For a moment I felt what it was like to be in his shoes, an outcast scorned by people who could only see black and white and not the nuances that made up real life. People who thought they were perfect and therefore they had the right to look down on others who took a different path. Then, he looked up and returned my stare with a darker one. ”Ano’ng problema mo? Anong tinitignan mo diyan?” he said with a voice that sliced my silence, with words that shot through me painfully.
* * *
If I had been male, I would’ve hit on her the moment we met. She wasn’t physically attractive–”red meat,” as I’ve heard some men put it–but she exuded beauty in everything she did, every gesture she made. The way she tossed her hair; the way she pursed her lips when she was thinking and snapped her fingers when she finally came up with a brilliant plan; the way she could hold a long, drawn-out argument on the nature of Anne Rice’s Mayfair witches; the way her throaty voice lilted and filled the whole tambayan whenever we asked her to sing; and the things we would talk about without pretense or shame–any of these would have been enough to make anyone fall for her. Anyone, including me.
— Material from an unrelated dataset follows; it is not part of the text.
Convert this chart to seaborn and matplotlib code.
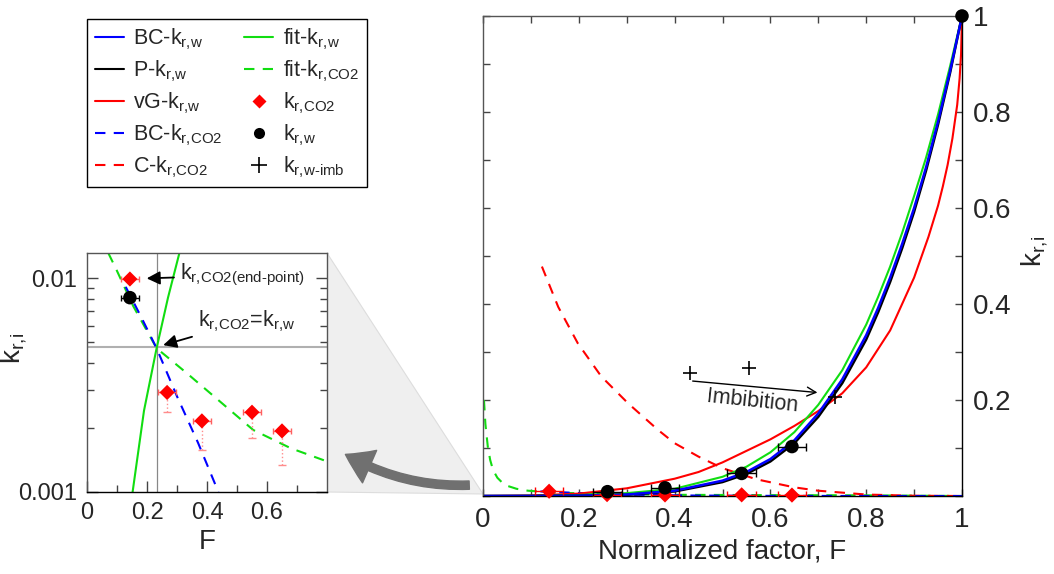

She was open about being bisexual. She disagreed with the popular notion that bisexuality was a myth. ”When one falls in love,” I remember her saying, ”one sees the beauty of the soul, and not the body it comes in.” I also remember her asking if she could kiss me. I saw nothing wrong in it. In fact, everything about it was beautiful.
* * *
There’s an ancient myth I read, which is about how human life started. It says that in the beginning, the gods created three main beings each made up of two identities: male/male, female/female and male/female. They filled the earth. Then the gods decided to split them all up. They hurled their thunderbolts and there was a loud bang. Suddenly the whole world was filled with male and female beings, all wandering aimlessly, all getting drawn together and pulled apart as they ventured through a lifelong quest for their missing half.
You might think it’s easy for me to say all these things because I appear heterosexual and therefore I am acceptable to society. But I have gone through my share of experiences and have proven to myself that I am what I am. Right now, I’m in a serious and intense relationship with my boyfriend. This February, we will be celebrating our third anniversary. Like many other happy people, I have never doubted my sexuality. Sometimes no matter what other people say, no matter what society thinks, coming to terms with one’s sexuality, accepting one’s self for the person God has made him or her to be and standing up for one’s right to be happy can make a world of difference, a world of bliss. A world where everyone is gay.